··· Provided data ···

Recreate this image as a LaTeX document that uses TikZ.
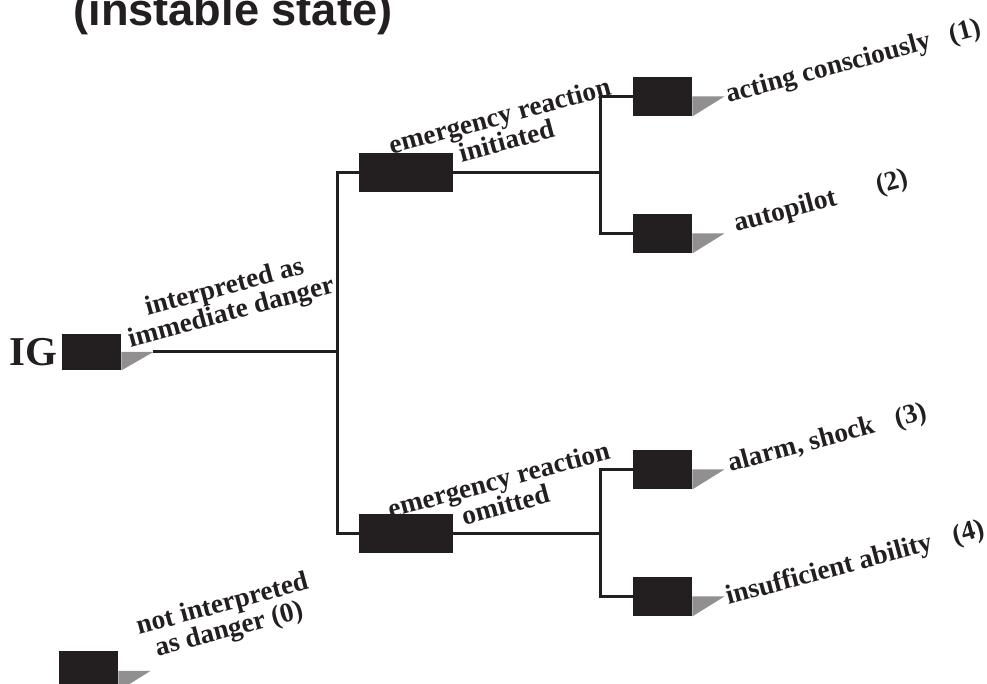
\documentclass[tikz,border=0pt]{standalone}
\usepackage{fontspec}
\setmainfont{Liberation Serif}
\setsansfont{Liberation Sans}
\usepackage{tikz}
\usetikzlibrary{positioning}

\definecolor{ink}{HTML}{231F20}

% dotted wedge below the right half of a box, its tip is named <box>tip
\newcommand{\wedgetail}[1]{\fill[tail] (#1.east) -- ++(32,0) coordinate (#1tip) -- (#1.south east) -- cycle;}

\begin{document}
\begin{tikzpicture}[x=0.5pt, y=-0.5pt,
            box/.style={rectangle, fill=ink, inner sep=0pt, minimum width=29.5pt, minimum height=19.5pt},
            longbox/.style={box, minimum width=47pt},
            tail/.style={fill=ink!50},
            branch/.style={draw=ink, line width=1.5pt},
            lbl/.style={font=\bfseries\fontsize{13.7}{13}\selectfont, text=ink, rotate=15, inner sep=0pt},
            twolbl/.style={lbl, align=center}]

        \useasboundingbox (0,0) rectangle (987,684);

        \node[font=\sffamily\bfseries\fontsize{22.6}{27}\selectfont, text=ink, anchor=base west, inner sep=0pt] (title) at (73,26) {(instable state)};

        \node[box, minimum height=18pt] (IG) at (91.5,352) {};
        \node[font=\bfseries\fontsize{20.5}{24}\selectfont, text=ink, anchor=base east, inner sep=0pt] (IGname) at (58,366) {IG};
        \node[longbox] (init) at (406,172.5) {};
        \node[longbox] (omit) at (406,534) {};
        \node[box] (A) at (662.5,96.5) {};
        \node[box] (B) at (662.5,233.5) {};
        \node[box] (C) at (662.5,469.5) {};
        \node[box] (D) at (662.5,596.5) {};
        \node[box] (E) at (88.5,671) {};

        \wedgetail{IG}
        \wedgetail{A}
        \wedgetail{B}
        \wedgetail{C}
        \wedgetail{D}
        \wedgetail{E}

        \coordinate (s1) at (337,352);
        \coordinate (s2) at (600,172.5);
        \coordinate (s3) at (600,534);

        \draw[branch] (IGtip) -- (s1);
        \draw[branch] (init.west) -| (s1) |- (omit.west);
        \draw[branch] (init.east) -- (s2);
        \draw[branch] (A.west) -| (s2) |- (B.west);
        \draw[branch] (omit.east) -- (s3);
        \draw[branch] (C.west) -| (s3) |- (D.west);

        \node[twolbl] (danger) at (228,301) {interpreted as\\immediate danger};
        \node[twolbl] (initlbl) at (503,128) {emergency reaction\\initiated};
        \node[twolbl] (omitlbl) at (502,492) {emergency reaction\\omitted};
        \node[twolbl] (nodanger) at (226,618) {not interpreted\\as danger (0)};

        \node[lbl, anchor=base west] (Alabel) at (728,103) {acting consciously\hspace{10pt}(1)};
        \node[lbl, anchor=base west] (Blabel) at (736,232) {autopilot\hspace{21pt}(2)};
        \node[lbl, anchor=base west] (Clabel) at (730,472) {alarm, shock\hspace{11pt}(3)};
        \node[lbl, anchor=base west] (Dlabel) at (728,605) {insufficient ability\hspace{11pt}(4)};

    \end{tikzpicture}
\end{document}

···

** Task to carry out **
Everything from the first line to the line with "(#1.east) -- ++(32,0)" must be repeated exactly, and nothing else. Leave the pictures out.

** Reply **
Recreate this image as a LaTeX document that uses TikZ.
\documentclass[tikz,border=0pt]{standalone}
\usepackage{fontspec}
\setmainfont{Liberation Serif}
\setsansfont{Liberation Sans}
\usepackage{tikz}
\usetikzlibrary{positioning}

\definecolor{ink}{HTML}{231F20}

% dotted wedge below the right half of a box, its tip is named <box>tip
\newcommand{\wedgetail}[1]{\fill[tail] (#1.east) -- ++(32,0) coordinate (#1tip) -- (#1.south east) -- cycle;}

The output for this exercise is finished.